Click here to read the whole story and its outcome.
Posted by Peg Marckworth
In our last post we discussed the role of good communication in building relationships and resolving conflict. In this post we expand on ways to improve our communication skills.
As IFPS staff we know how to use effective communication skills. The following suggestions are a reminder to pause and recall what we know.
1. Think about the problem prior to taking action.
What is the situation? What are your assumptions? What do you hope to accomplish?
2. Reach out to others with sincerity by engaging and listening to them.
3. Try to see the other person’s viewpoint.
They have specific reasons for what they are doing which we can’t know until they tell us.
4. Contribute to open communication by staying present.
If you are thinking about what you’re going to say next you can’t fully listen to the person now.
5. Seek to understand the situation and avoid personalizing it.
Focusing on the other person and your relationship with that person keeps it from being all about you.
6. Ask for clarification as needed.
Don’t assume you know what the person is thinking or feeling or all aspects of the situation.
7. Maintain good self-control.
It may feel good to lash out, especially if you are angry, but it won’t help you reach your communication goals.
8. Find opportunities to help the other person.
With their permission you can clarify or problem-solve with them.
9. Remember that every interaction builds or erodes the relationship.
Maintaining and building a relationship is easier and more pleasant than trying to repair it.
Posted by Moneefah D. Jackson and Peg Marckworth
Communication is a skill that needs to be developed just like any other skill.
It appears that some people are able to master the art of communication very easily while others seem to have a challenging time. Even if a person belongs to the latter group, it is still possible for the individual to learn to share their thoughts in a pleasant and respectful manner in order to communicate effectively. Ronald R. Sims (Organizational Behavior, 2002) states that “communication is the sharing of information between two or more individuals or groups to reach a common understanding.”

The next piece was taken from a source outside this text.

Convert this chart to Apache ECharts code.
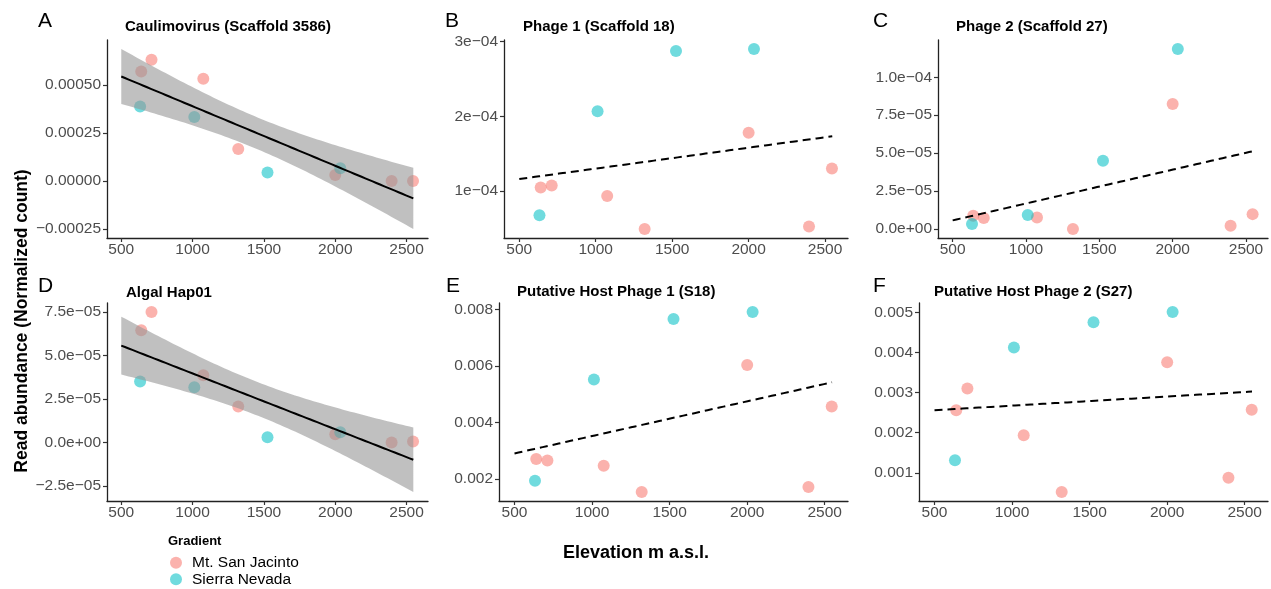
<!DOCTYPE html>
<html><head><meta charset="utf-8">
<script src="https://cdn.jsdelivr.net/npm/echarts@6/dist/echarts.min.js"></script>
<style>html,body{margin:0;padding:0;background:#fff}#c{width:1271px;height:589px}</style>
</head><body><div id="c"></div>
<script>
// ---------- data ----------
const elevMSJ = [640, 712, 1075, 1320, 2000, 2395, 2545];   // Mt. San Jacinto sites
const elevSN  = [632, 1012, 1525, 2035];                     // Sierra Nevada sites
const xTicks = [500, 1000, 1500, 2000, 2500];
const fitRange = [500, 2547];

const titles  = ['Caulimovirus (Scaffold 3586)', 'Phage 1 (Scaffold 18)', 'Phage 2 (Scaffold 27)',
                 'Algal Hap01', 'Putative Host Phage 1 (S18)', 'Putative Host Phage 2 (S27)'];
const letters = ['A', 'B', 'C', 'D', 'E', 'F'];
const withCI  = [true, false, false, true, false, false];

const aMSJ = [0.000571, 0.000632, 0.000533, 0.000167, 0.000031, 0.0, 0.0];
const aSN  = [0.000388, 0.000333, 0.000044, 0.000066];
const aTicks = [-0.00025, 0, 0.00025, 0.0005];
const aLabels = ['\u22120.00025', '0.00000', '0.00025', '0.00050'];

const bMSJ = [1.045e-4, 1.071e-4, 0.929e-4, 0.487e-4, 1.777e-4, 0.522e-4, 1.299e-4];
const bSN  = [0.670e-4, 2.067e-4, 2.875e-4, 2.902e-4];
const bTicks = [1e-4, 2e-4, 3e-4];
const bLabels = ['1e\u221204', '2e\u221204', '3e\u221204'];

const cMSJ = [8.7e-6, 7.2e-6, 7.6e-6, 0, 82.3e-6, 2.2e-6, 9.8e-6];
const cSN  = [3.3e-6, 9.2e-6, 45.0e-6, 118.6e-6];
const cTicks = [0, 2.5e-5, 5e-5, 7.5e-5, 1e-4];
const cLabels = ['0.0e+00', '2.5e\u221205', '5.0e\u221205', '7.5e\u221205', '1.0e\u221204'];

const dMSJ = [64.6e-6, 75.1e-6, 38.7e-6, 20.7e-6, 4.8e-6, 0, 0.6e-6];
const dSN  = [35.1e-6, 31.8e-6, 3.1e-6, 5.9e-6];
const dTicks = [-2.5e-5, 0, 2.5e-5, 5e-5, 7.5e-5];
const dLabels = ['\u22122.5e\u221205', '0.0e+00', '2.5e\u221205', '5.0e\u221205', '7.5e\u221205'];

const eMSJ = [0.002706, 0.002659, 0.002471, 0.001541, 0.006035, 0.001718, 0.004565];
const eSN  = [0.00194, 0.005518, 0.007659, 0.007906];
const eTicks = [0.002, 0.004, 0.006, 0.008];
const eLabels = ['0.002', '0.004', '0.006', '0.008'];

const fMSJ = [0.00256, 0.003108, 0.001938, 0.000519, 0.003763, 0.000876, 0.002577];
const fSN  = [0.001315, 0.004129, 0.004759, 0.005017];
const fTicks = [0.001, 0.002, 0.003, 0.004, 0.005];
const fLabels = ['0.001', '0.002', '0.003', '0.004', '0.005'];

// ---------- layout / style ----------
const FONT = '"Liberation Sans", Arial, Helvetica, sans-serif';
const RED = 'rgba(248,118,109,0.7)';
const CYAN = 'rgba(0,191,196,0.7)';
const grids = [
  {left: 107, top: 40,  width: 321, height: 198},
  {left: 504, top: 40,  width: 344, height: 198},
  {left: 938, top: 40,  width: 330, height: 198},
  {left: 107, top: 303, width: 321, height: 198},
  {left: 499, top: 303, width: 349, height: 198},
  {left: 919, top: 303, width: 349, height: 198}
];
const titlePos  = [[125, 27], [523, 27], [956, 27], [126, 292.5], [517, 291.5], [934, 291.5]];
const letterPos = [[38, 21], [445, 21], [873, 21], [38, 286], [446, 286.5], [873, 286]];

const panels = [
  {msj: aMSJ, sn: aSN, ticks: aTicks, labels: aLabels},
  {msj: bMSJ, sn: bSN, ticks: bTicks, labels: bLabels},
  {msj: cMSJ, sn: cSN, ticks: cTicks, labels: cLabels},
  {msj: dMSJ, sn: dSN, ticks: dTicks, labels: dLabels},
  {msj: eMSJ, sn: eSN, ticks: eTicks, labels: eLabels},
  {msj: fMSJ, sn: fSN, ticks: fTicks, labels: fLabels}
];

// linear model + 95% confidence band (like geom_smooth(method = "lm"))
function lmFit(xs, ys, ci) {
  const n = xs.length;
  const mx = xs.reduce((s, v) => s + v, 0) / n;
  const my = ys.reduce((s, v) => s + v, 0) / n;
  let sxx = 0, sxy = 0;
  for (let i = 0; i < n; i++) { sxx += (xs[i] - mx) ** 2; sxy += (xs[i] - mx) * (ys[i] - my); }
  const b = sxy / sxx, a = my - b * mx;
  let sse = 0;
  for (let i = 0; i < n; i++) sse += (ys[i] - a - b * xs[i]) ** 2;
  const s = Math.sqrt(sse / (n - 2));
  const t = 2.262157; // qt(0.975, 9)
  const line = [], lo = [], hi = [];
  const N = 80;
  for (let k = 0; k < N; k++) {
    const x = fitRange[0] + (fitRange[1] - fitRange[0]) * k / (N - 1);
    const y = a + b * x;
    line.push([x, y]);
    if (ci) {
      const h = t * s * Math.sqrt(1 / n + (x - mx) ** 2 / sxx);
      lo.push([x, y - h]); hi.push([x, y + h]);
    }
  }
  return {line, lo, hi};
}

const option = {
  animation: false,
  backgroundColor: '#fff',
  grid: [], xAxis: [], yAxis: [], series: [], graphic: [],
  legend: {
    data: ['Mt. San Jacinto', 'Sierra Nevada'],
    orient: 'vertical', left: 170, top: 554.7, height: 34, padding: 0,
    itemWidth: 12, itemHeight: 12, itemGap: 0.6, icon: 'circle',
    selectedMode: false,
    textStyle: {fontFamily: FONT, fontSize: 15.5, color: '#000', lineHeight: 16, padding: [0, 0, 0, 5]}
  }
};

panels.forEach((p, i) => {
  const xs = elevMSJ.concat(elevSN);
  const ys = p.msj.concat(p.sn);
  const f = lmFit(xs, ys, withCI[i]);
  let vals = ys.concat(f.line.map(d => d[1]));
  if (withCI[i]) vals = vals.concat(f.lo.map(d => d[1]), f.hi.map(d => d[1]));
  const vmin = Math.min(...vals), vmax = Math.max(...vals);
  const pad = (vmax - vmin) * 0.05;
  const xmin = 400, xmax = 2650;

  option.grid.push(Object.assign({containLabel: false}, grids[i]));
  const axisTickStyle = {lineStyle: {color: '#333', width: 1.2}};
  option.xAxis.push({
    type: 'value', gridIndex: i, min: xmin, max: xmax,
    axisLine: {show: true, onZero: false, lineStyle: {color: '#222', width: 1.3}},
    splitLine: {show: false},
    axisTick: Object.assign({show: true, length: 4, customValues: xTicks}, axisTickStyle),
    axisLabel: {customValues: xTicks, fontFamily: FONT, fontSize: 15.5, color: '#4D4D4D', margin: 4,
                formatter: v => String(v)}
  });
  option.yAxis.push({
    type: 'value', gridIndex: i, min: vmin - pad, max: vmax + pad,
    axisLine: {show: true, onZero: false, lineStyle: {color: '#222', width: 1.3}},
    splitLine: {show: false},
    axisTick: Object.assign({show: true, length: 4, customValues: p.ticks}, axisTickStyle),
    axisLabel: {customValues: p.ticks, fontFamily: FONT, fontSize: 15.5, color: '#4D4D4D', margin: 6,
                formatter: v => {
                  const k = p.ticks.findIndex(t => Math.abs(t - v) <= Math.abs(t) * 1e-9 + 1e-15);
                  return k >= 0 ? p.labels[k] : '';
                }}
  });

  option.series.push({
    type: 'scatter', name: 'Mt. San Jacinto', xAxisIndex: i, yAxisIndex: i, z: 2,
    symbolSize: 12, itemStyle: {color: RED}, silent: true,
    data: elevMSJ.map((x, k) => [x, p.msj[k]])
  });
  option.series.push({
    type: 'scatter', name: 'Sierra Nevada', xAxisIndex: i, yAxisIndex: i, z: 2,
    symbolSize: 12, itemStyle: {color: CYAN}, silent: true,
    data: elevSN.map((x, k) => [x, p.sn[k]])
  });
  if (withCI[i]) {
    const hi = f.hi, lo = f.lo;
    option.series.push({
      type: 'custom', xAxisIndex: i, yAxisIndex: i, z: 3, silent: true,
      data: [[fitRange[0], f.line[0][1]]],
      encode: {x: 0, y: 1},
      renderItem: (params, api) => {
        const pts = hi.map(d => api.coord(d)).concat(lo.slice().reverse().map(d => api.coord(d)));
        return {type: 'polygon', shape: {points: pts}, style: {fill: 'rgba(150,150,150,0.6)'}};
      }
    });
  }
  option.series.push({
    type: 'line', xAxisIndex: i, yAxisIndex: i, z: 4, silent: true,
    showSymbol: false, symbol: 'none',
    lineStyle: {color: '#000', width: 2, type: withCI[i] ? 'solid' : [8, 5]},
    data: f.line
  });

  option.graphic.push({
    type: 'text', x: titlePos[i][0], y: titlePos[i][1], silent: true,
    style: {text: titles[i], font: 'bold 15px ' + FONT, fill: '#000', align: 'left', verticalAlign: 'middle'}
  });
  option.graphic.push({
    type: 'text', x: letterPos[i][0], y: letterPos[i][1], silent: true,
    style: {text: letters[i], font: '21px ' + FONT, fill: '#000', align: 'left', verticalAlign: 'middle'}
  });
});

option.graphic.push({
  type: 'text', x: 22, y: 321, rotation: Math.PI / 2, silent: true,
  style: {text: 'Read abundance (Normalized count)', font: 'bold 17.5px ' + FONT, fill: '#000',
          align: 'center', verticalAlign: 'middle'}
});
option.graphic.push({
  type: 'text', x: 636, y: 553, silent: true,
  style: {text: 'Elevation m a.s.l.', font: 'bold 18px ' + FONT, fill: '#000', align: 'center', verticalAlign: 'middle'}
});
option.graphic.push({
  type: 'text', x: 168, y: 541.5, silent: true,
  style: {text: 'Gradient', font: 'bold 13px ' + FONT, fill: '#000', align: 'left', verticalAlign: 'middle'}
});

const chart = echarts.init(document.getElementById('c'), null, {renderer: 'canvas'});
chart.setOption(option);
</script>
</body></html>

If we are having difficulty helping IFPS families to resolve conflict because we lack good communication, we need to ask ourselves, “Could we improve our communication skills?” It is imperative to know that communication is a vital tool that can help us to understand one another, why others make the decision they do, or perhaps making just a simple statement.

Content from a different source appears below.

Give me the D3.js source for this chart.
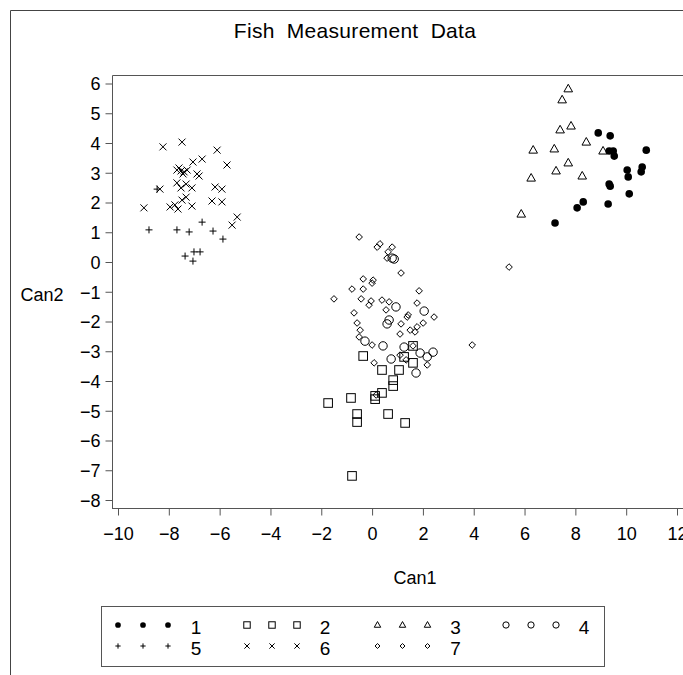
<!DOCTYPE html>
<html><head><meta charset="utf-8">
<script src="https://cdn.jsdelivr.net/npm/d3@7"></script>
<style>body{margin:0;background:#fff}svg{display:block}text{font-family:"Liberation Sans",Arial,sans-serif;fill:#000}</style>
</head><body><svg id="c" width="683" height="675"></svg>
<script>
// ---- data (Can1, Can2) per group ----
const groups = ["1","2","3","4","5","6","7"];
const g1 = [[8.90,4.34],[9.37,4.24],[9.33,3.73],[9.49,3.73],[9.53,3.56],[10.79,3.76],[10.04,3.09],[10.63,3.19],[10.59,3.03],[10.08,2.86],[9.33,2.62],[9.37,2.55],[10.12,2.29],[8.31,2.02],[8.07,1.82],[9.29,1.95],[7.20,1.31]];
const g2 = [[-1.73,-4.74],[-0.83,-4.57],[-0.59,-5.11],[-0.59,-5.38],[0.12,-4.50],[0.12,-4.61],[0.39,-4.40],[0.63,-5.11],[1.30,-5.41],[0.83,-3.97],[0.83,-4.17],[0.39,-3.63],[1.06,-3.63],[1.61,-3.39],[1.26,-3.19],[1.61,-2.82],[-0.35,-3.16],[-0.79,-7.19]];
const g3 = [[7.72,5.82],[7.48,5.45],[7.40,4.44],[7.83,4.57],[8.43,4.03],[6.34,3.76],[7.17,3.80],[9.09,3.73],[7.72,3.33],[7.24,3.06],[6.26,2.82],[8.27,2.89],[5.87,1.61]];
const g4 = [[0.79,0.13],[0.87,0.10],[0.94,-1.51],[2.05,-1.65],[0.67,-1.95],[0.59,-2.08],[-0.28,-2.66],[0.43,-2.82],[1.26,-2.86],[1.89,-3.06],[2.40,-3.03],[0.75,-3.26],[2.17,-3.19],[1.73,-3.73]];
const g5 = [[-8.46,2.45],[-8.78,1.08],[-7.68,1.08],[-7.20,1.01],[-6.69,1.34],[-6.26,1.04],[-5.87,0.77],[-7.36,0.20],[-7.01,0.34],[-6.77,0.34],[-7.05,0.03]];
const g6 = [[-8.23,3.87],[-7.48,4.03],[-6.10,3.76],[-5.71,3.26],[-6.69,3.46],[-7.05,3.36],[-7.68,3.09],[-7.52,3.06],[-7.40,3.03],[-7.28,3.09],[-7.44,2.96],[-7.60,3.16],[-6.89,2.96],[-6.81,2.89],[-7.68,2.66],[-7.32,2.62],[-7.52,2.49],[-7.09,2.49],[-8.35,2.45],[-6.18,2.52],[-5.91,2.45],[-7.32,2.18],[-7.48,2.08],[-6.30,2.05],[-5.91,2.02],[-7.95,1.85],[-7.76,1.92],[-7.64,1.78],[-7.09,1.88],[-8.98,1.82],[-5.31,1.51],[-5.51,1.24]];
const g7 = [[-0.51,0.84],[0.20,0.50],[0.31,0.61],[0.79,0.50],[0.63,0.34],[0.59,0.13],[1.14,-0.37],[-0.35,-0.57],[0.04,-0.61],[0.00,-0.71],[-0.79,-0.91],[-0.35,-0.91],[1.85,-0.97],[-1.50,-1.24],[-0.43,-1.24],[-0.04,-1.31],[-0.12,-1.45],[0.39,-1.28],[0.67,-1.34],[1.77,-1.38],[0.55,-1.61],[-0.71,-1.71],[2.44,-1.85],[2.01,-2.05],[1.38,-1.85],[1.42,-1.78],[1.14,-2.08],[-0.59,-2.05],[-0.47,-2.29],[1.77,-2.18],[1.50,-2.29],[1.69,-2.35],[1.10,-2.42],[-0.51,-2.52],[0.00,-2.79],[3.94,-2.79],[1.10,-3.13],[1.34,-3.29],[2.17,-3.46],[0.08,-3.39],[0.16,-4.47],[1.61,-2.82],[5.39,-0.17]];
const series = [g1,g2,g3,g4,g5,g6,g7];
const xTicks = [-10,-8,-6,-4,-2,0,2,4,6,8,10,12];
const yTicks = [6,5,4,3,2,1,0,-1,-2,-3,-4,-5,-6,-7,-8];

const svg = d3.select("#c");
const x = d3.scaleLinear().domain([-10,12]).range([118,677]);
const y = d3.scaleLinear().domain([-8,6]).range([500,83.5]);
const L=112, T=75, B=508;
const fmt = v => v<0 ? "\u2212"+Math.abs(v) : String(v);

// outer frame
svg.append("path").attr("d","M10.5,675V10.5H683").attr("fill","none").attr("stroke","#444").attr("stroke-width",1);
// title
svg.append("text").attr("x",355).attr("y",38).attr("text-anchor","middle").attr("font-size",21).attr("word-spacing",6).attr("letter-spacing",0.3).text("Fish Measurement Data");

// plot frame
svg.append("path").attr("d",`M${L+0.5},${B+0.5}V${T+0.5}H683`).attr("fill","none").attr("stroke","#555");
svg.append("path").attr("d",`M${L},${B+0.5}H683`).attr("fill","none").attr("stroke","#555");

const xa = svg.append("g").attr("transform",`translate(0,${B+0.5})`)
  .call(d3.axisBottom(x).tickValues(xTicks).tickSize(7).tickSizeOuter(0).tickFormat(fmt));
xa.select(".domain").remove();
xa.selectAll("line").attr("stroke","#555");
xa.selectAll("text").attr("font-size",18).attr("y",19).attr("dy","0.71em").attr("fill","#000");

const ya = svg.append("g").attr("transform",`translate(${L+0.5},0)`)
  .call(d3.axisLeft(y).tickValues(yTicks).tickSize(7).tickSizeOuter(0).tickFormat(fmt));
ya.select(".domain").remove();
ya.selectAll("line").attr("stroke","#555");
ya.selectAll("text").attr("font-size",18).attr("x",-12).attr("dy","0.35em").attr("fill","#000");

svg.append("text").attr("x",415).attr("y",584).attr("text-anchor","middle").attr("font-size",18).text("Can1");
svg.append("text").attr("x",42).attr("y",301).attr("text-anchor","middle").attr("font-size",18).text("Can2");

// symbols
function sym(g, k, s){ // s scale factor
  const st = {fill:"none",stroke:"#000","stroke-width":1};
  let el;
  if(k===0){ el=g.append("circle").attr("r",3.8*s).attr("fill","#000"); return; }
  if(k===1){ el=g.append("rect").attr("x",-4.3*s).attr("y",-4.3*s).attr("width",8.6*s).attr("height",8.6*s); }
  if(k===2){ el=g.append("path").attr("d",`M0,${-4.6*s}L${4.3*s},${3*s}L${-4.3*s},${3*s}Z`); }
  if(k===3){ el=g.append("circle").attr("r",4.2*s); }
  if(k===4){ el=g.append("path").attr("d",`M${-3.5*s},0H${3.5*s}M0,${-3.5*s}V${3.5*s}`); }
  if(k===5){ el=g.append("path").attr("d",`M${-3.5*s},${-3.5*s}L${3.5*s},${3.5*s}M${-3.5*s},${3.5*s}L${3.5*s},${-3.5*s}`); }
  if(k===6){ el=g.append("path").attr("d",`M0,${-3.3*s}L${3.3*s},0L0,${3.3*s}L${-3.3*s},0Z`); }
  for(const a in st) el.attr(a,st[a]);
}
series.forEach((data,k)=>{
  data.forEach(d=>{
    const g = svg.append("g").attr("transform",`translate(${x(d[0])},${y(d[1])})`);
    sym(g,k,1);
  });
});

// legend
svg.append("rect").attr("x",101.5).attr("y",606.5).attr("width",503).attr("height",60).attr("fill","none").attr("stroke","#555");
const colX = [118,247,377.5,506];
const rowY = [628,649];
groups.forEach((name,k)=>{
  const col = k%4, row = Math.floor(k/4);
  const cx = colX[col], cy = rowY[row];
  [0,25,50].forEach(dx=>{
    const g = svg.append("g").attr("transform",`translate(${cx+dx},${cy-3})`);
    sym(g,k,0.75);
  });
  svg.append("text").attr("x",cx+78).attr("y",cy+6).attr("text-anchor","middle").attr("font-size",19).text(name);
});
</script></body></html>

How can we develop mature communication skills?
First, we must have good self-control. Second, we will need to try to see the other person’s viewpoint. Third, we need to seek clarification.
Good communication does not mean saying everything that we are thinking and feeling, especially if we are angry. Good communication helps us establish and maintain peaceful relationships. If we work hard to do what we can to improve our relationships with others, it can improve our communication with them.
So, when it comes to resolving conflict through good communication, why not try the following:
- Contribute to open communication.
- Reach out to others with sincere kind acts.
- Find opportunities to help and give a gift from the heart.
- Think about the problem prior to taking action.
- Avoid personalizing the situation.
- Seek to understand the situation.
We must remember that “every interaction is an intervention.”